_EXERCISE DIRECTIONS_.
Identify the lines that contain the word "this" and copy each one.

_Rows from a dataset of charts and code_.
↓↓↓

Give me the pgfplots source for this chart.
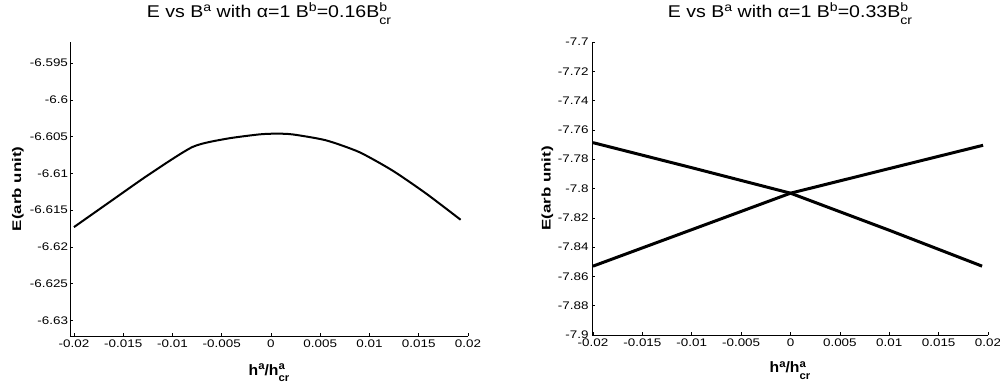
\documentclass[border=0pt]{standalone}
\usepackage{pgfplots}
\pgfplotsset{compat=1.18}
\usepackage{fontspec}
\usepackage{graphicx}
\setmainfont{Liberation Sans}[FakeStretch=1.22]
\newfontfamily\titfont{Liberation Sans}[FakeStretch=1.15]
\newfontfamily\ylfont{Liberation Sans}[FakeStretch=1.35]
\newfontfamily\xlfont{Liberation Sans}[FakeStretch=1.05]
\newcommand\sps[1]{\raisebox{0.36em}{\scalebox{0.72}{#1}}}
\newcommand\sbs[1]{\raisebox{-0.42em}{\scalebox{0.72}{#1}}}
\newcommand\spsb[2]{\rlap{\sps{#1}}\sbs{#2}}
\pgfplotsset{
  myax/.style={
    scale only axis,
    axis x line*=bottom,
    axis y line*=left,
    axis line style={line width=0.8pt,-},
    tick align=inside,
    major tick length=3pt,
    tick style={line width=0.6pt,black},
    ticklabel style={font=\fontsize{11}{12}\selectfont},
    scaled x ticks=false, scaled y ticks=false,
    xtick={-0.02,-0.015,-0.01,-0.005,0,0.005,0.01,0.015,0.02},
    xticklabels={-0.02,-0.015,-0.01,-0.005,0,0.005,0.01,0.015,0.02},
    xlabel={\xlfont\bfseries h\sps{a}/h\spsb{a}{cr}},
    ylabel={\ylfont\bfseries E(arb unit)},
    xlabel style={at={(axis description cs:0.5,0)},anchor=base,font=\fontsize{15}{16}\selectfont},
    ylabel style={at={(axis description cs:0,0.5)},anchor=center,font=\fontsize{12.5}{14}\selectfont},
    title style={at={(axis description cs:0.5,1)},anchor=base,yshift=18.4pt,font=\titfont\fontsize{17}{19}\selectfont},
  }
}
\begin{document}
\begin{tikzpicture}
\useasboundingbox (0,0) rectangle (1000pt,391pt);
\begin{axis}[myax,
  at={(70pt,55pt)}, anchor=south west,
  width=398pt, height=294.3pt,
  xmin=-0.0204, xmax=0.02,
  ymin=-6.6321, ymax=-6.5921,
  ytick={-6.63,-6.625,-6.62,-6.615,-6.61,-6.605,-6.6,-6.595},
  yticklabels={-6.63,-6.625,-6.62,-6.615,-6.61,-6.605,-6.6,-6.595},
  yticklabel style={xshift=1.5pt},
  xlabel style={yshift=-39pt},
  ylabel style={yshift=52pt},
  title={E vs B\sps{a} with α=1 B\sps{b}=0.16B\spsb{b}{cr}},
]
\addplot[black, line width=2pt, smooth, tension=0.4] coordinates {
(-0.02,-6.6173) (-0.01639,-6.6139) (-0.01233,-6.6101) (-0.00795,-6.6064)
(-0.00456,-6.6053) (-0.00119,-6.6047) (0.0005,-6.6046) (0.00219,-6.6047)
(0.00557,-6.6055) (0.00895,-6.6071) (0.01232,-6.6096) (0.01571,-6.6127)
(0.01925,-6.6163)};
\end{axis}
\begin{axis}[myax,
  at={(592pt,56pt)}, anchor=south west,
  width=396pt, height=293pt,
  xmin=-0.0201, xmax=0.02,
  ymin=-7.9, ymax=-7.7,
  ytick={-7.9,-7.88,-7.86,-7.84,-7.82,-7.8,-7.78,-7.76,-7.74,-7.72,-7.7},
  yticklabels={-7.9,-7.88,-7.86,-7.84,-7.82,-7.8,-7.78,-7.76,-7.74,-7.72,-7.7},
  xlabel style={yshift=-37.7pt},
  ylabel style={yshift=44.5pt},
  title={E vs B\sps{a} with α=1 B\sps{b}=0.33B\spsb{b}{cr}},
]
\addplot[black, line width=3pt] coordinates {
(-0.02,-7.7687) (-0.01,-7.7858) (0,-7.8032) (0.01,-7.8285) (0.0194,-7.853)};
\addplot[black, line width=3pt] coordinates {
(-0.02,-7.853) (-0.01,-7.8281) (0,-7.8032) (0.01,-7.7864) (0.0195,-7.7705)};
\end{axis}
\end{tikzpicture}
\end{document}
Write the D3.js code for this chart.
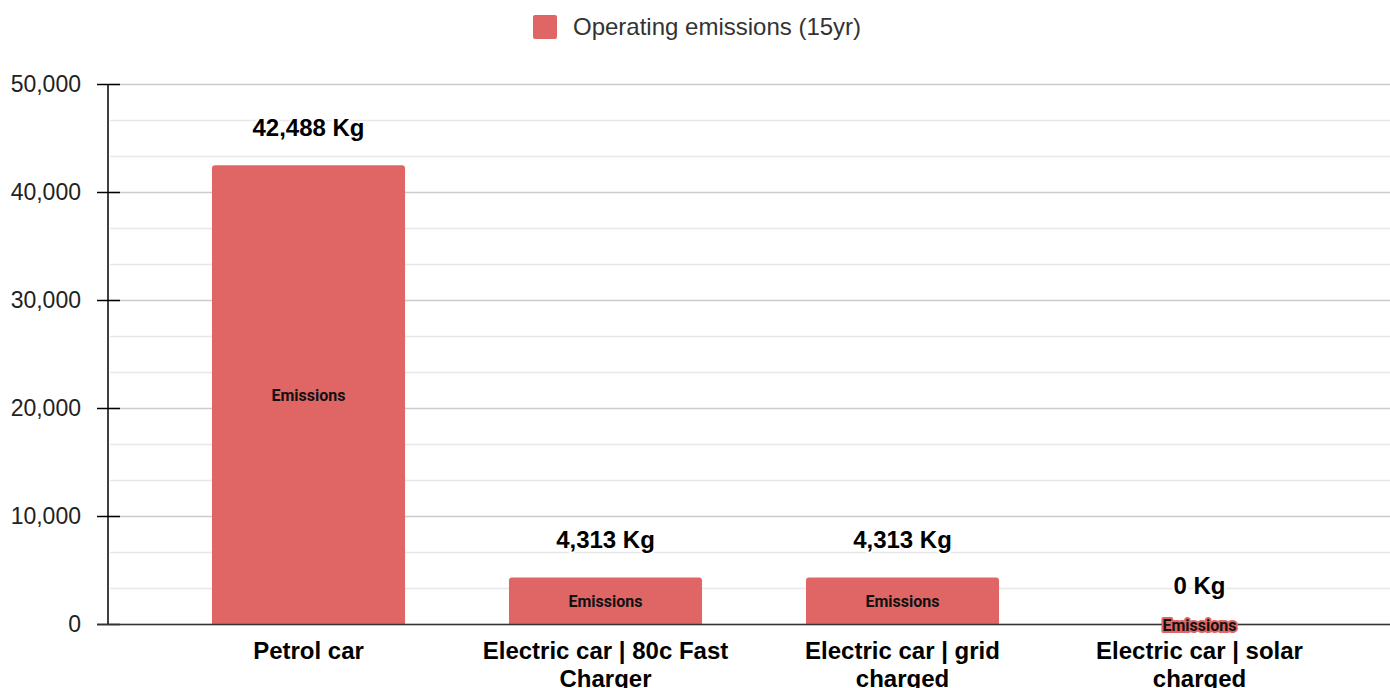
<!DOCTYPE html>
<html><head><meta charset="utf-8">
<script src="https://cdn.jsdelivr.net/npm/d3@7"></script>
<style>body{margin:0;background:#fff;font-family:Arial,"Liberation Sans",sans-serif}</style>
</head><body><svg id="c" width="1390" height="688"></svg>
<script>
const categories = [["Petrol car"],["Electric car | 80c Fast","Charger"],["Electric car | grid","charged"],["Electric car | solar","charged"]];
const values = [42488, 4313, 4313, 0];
const valueLabels = ["42,488 Kg","4,313 Kg","4,313 Kg","0 Kg"];
const seriesName = "Operating emissions (15yr)";
const barLabel = "Emissions";
const yTicks = [0,10000,20000,30000,40000,50000];
const color = "#e06666";
const FF = "Arial,'Liberation Sans',sans-serif";

const svg = d3.select("#c");
const y = d3.scaleLinear().domain([0,50000]).range([624,84]);
const x = d3.scaleBand().domain(d3.range(categories.length)).range([160,1348]).paddingInner(0.35).paddingOuter(0.175);

// grid
const minor = d3.range(0,50001,10000/3);
svg.append("g").selectAll("line").data(minor).join("line")
  .attr("x1",110).attr("x2",1390).attr("y1",d=>Math.round(y(d))+0.5).attr("y2",d=>Math.round(y(d))+0.5)
  .attr("stroke",(d,i)=>i%3===0?"#cccccc":"#e8e8e8").attr("stroke-width",1.5);

// axis
const ax = svg.append("g").attr("transform","translate(108,0)").call(d3.axisLeft(y).tickValues(yTicks).tickSize(11).tickFormat(d3.format(",")));
ax.select(".domain").remove();
ax.selectAll(".tick line").attr("x2",-11).attr("x1",12).attr("stroke","#000").attr("stroke-width",1.5);
ax.selectAll(".tick text").attr("x",-27).attr("font-size",23).attr("font-family",FF).attr("fill","#222");
svg.append("line").attr("x1",108).attr("x2",108).attr("y1",84).attr("y2",624).attr("stroke","#000").attr("stroke-width",1.5);

// bars
const bw = x.bandwidth();
function topRounded(x0,y0,w,h,r){r=Math.min(r,h,w/2);return `M${x0},${y0+h}V${y0+r}Q${x0},${y0} ${x0+r},${y0}H${x0+w-r}Q${x0+w},${y0} ${x0+w},${y0+r}V${y0+h}Z`;}
svg.append("g").selectAll("path").data(values).join("path")
  .attr("d",(d,i)=>topRounded(x(i),y(d),bw,y(0)-y(d),3)).attr("fill",color);

// baseline
svg.append("line").attr("x1",97).attr("x2",1390).attr("y1",624.5).attr("y2",624.5).attr("stroke","#333").attr("stroke-width",1.5);

// inside labels
svg.append("g").selectAll("text").data(values).join("text")
  .attr("x",(d,i)=>x(i)+bw/2).attr("y",d=>(y(d)+y(0))/2+1).attr("dy","0.35em")
  .attr("text-anchor","middle").attr("font-size",16).attr("font-weight","bold")
  .attr("font-family","Roboto,Arial,sans-serif").attr("fill","#111")
  .attr("stroke",color).attr("stroke-width",4).attr("stroke-linejoin","round").attr("paint-order","stroke")
  .text(barLabel);

// value labels
svg.append("g").selectAll("text").data(values).join("text")
  .attr("x",(d,i)=>x(i)+bw/2).attr("y",d=>y(d)-38).attr("dy","0.35em")
  .attr("text-anchor","middle").attr("font-size",24).attr("font-weight","bold").attr("font-family",FF).attr("fill","#000")
  .attr("stroke","#fff").attr("stroke-width",4).attr("stroke-linejoin","round").attr("paint-order","stroke")
  .text((d,i)=>valueLabels[i]);

// category labels
const cl = svg.append("g").selectAll("text").data(categories).join("text")
  .attr("x",(d,i)=>x(i)+bw/2).attr("y",659).attr("text-anchor","middle")
  .attr("font-size",24).attr("font-weight","bold").attr("font-family",FF).attr("fill","#000");
cl.each(function(d){const t=d3.select(this);d.forEach((l,j)=>t.append("tspan").attr("x",t.attr("x")).attr("dy",j?28:0).text(l));});

// legend
svg.append("rect").attr("x",533).attr("y",15).attr("width",24).attr("height",24).attr("rx",2).attr("fill",color);
svg.append("text").attr("x",573).attr("y",27).attr("dy","0.35em").attr("font-size",24).attr("font-family",FF).attr("fill","#333").text(seriesName);
</script></body></html>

↑↑↑

_SOLVED EXERCISE_.
Give me the pgfplots source for this chart.
Write the D3.js code for this chart.
cl.each(function(d){const t=d3.select(this);d.forEach((l,j)=>t.append("tspan").attr("x",t.attr("x")).attr("dy",j?28:0).text(l));});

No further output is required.